Photos courtesy of G P Matthews
What has John Benjamin Dancer got to do with the Large Hadron Collider. Absolutely nothing, except it makes for a catchy headline and also the fact that the LHC is undoubtedly the largest scientific instrument ever made, and the microphotographs of JBD are probably amongst the smallest objects to be seen at the 46th International Scientific Instrument Fair, to be held this Sunday, 26 April at the Thistle Marble Arch Hotel . Dancer was born in London in 1812, to a family of scientific instrument makers, and at 23, inherited the family business. He was involved with photography shortly after its invention in 1839. In 1841 he moved to Manchester where he remained for the rest of his life. He published a large series of microphotographs in the 1850s, 277 of which can be studied in the exhaustively researched history by Brian Bracegirdle and James B. McCormick, The Microscopic Photographs of J. B. Dancer. The subjects range from Sturgeon's Tablet in Kirby Lonsdale Church, containing 750 letters, the whole memorial reduced from 4ft to 2mm, to eminent figures in science such as Faraday, and Herschel, as well as poetry, Shakespeare, architecture, paintings and much more.
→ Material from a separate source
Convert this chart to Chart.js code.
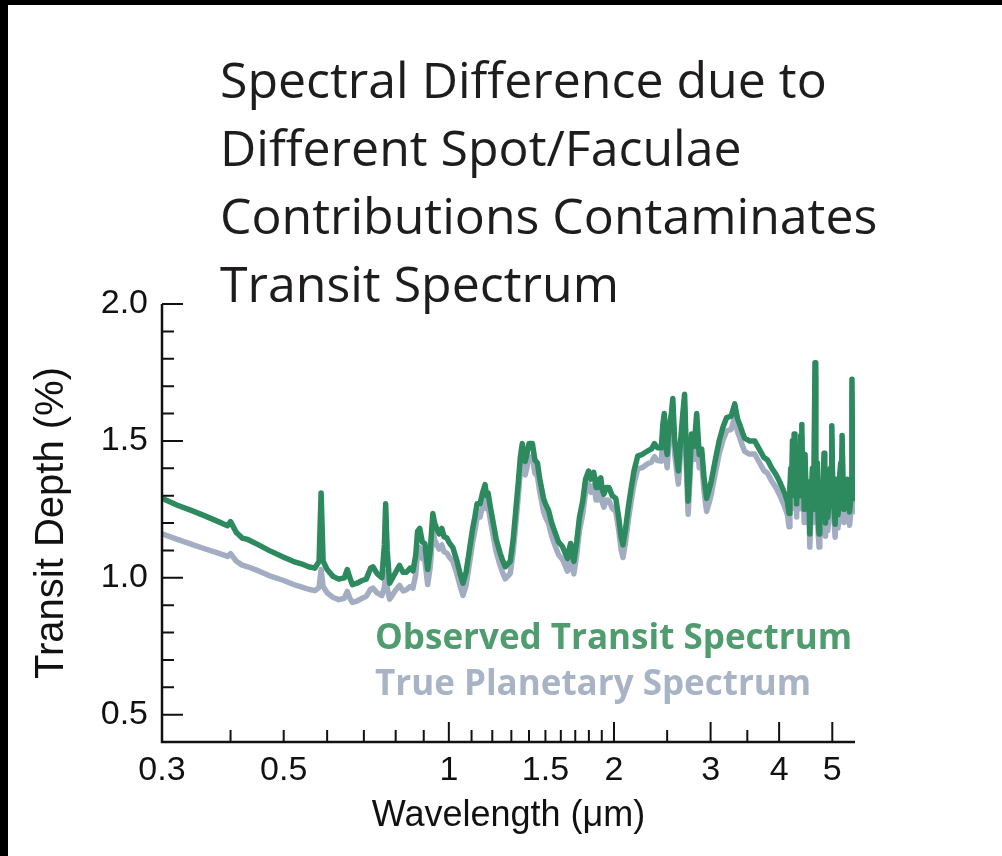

According to the Manchester Microscopical and Natural History Society, Dancer was responsible for the first sending of microfilmed images during wartime, in the 1870s, during the Franco-Prussian War. He was posthumously awarded a Medal of Meritorious Service by the National Microfilm Association of the USA in 1960.
Graham Marsh, exhibitor at the Fair, has a database of instruments made by Dancer, at his Virtual Museum.

1 comment:

  1. What is the difference between the Large Hadron Collider and the Scientific Instrument Fair? One has many small instruments and the other has one very large instrument!, but both are fascinating.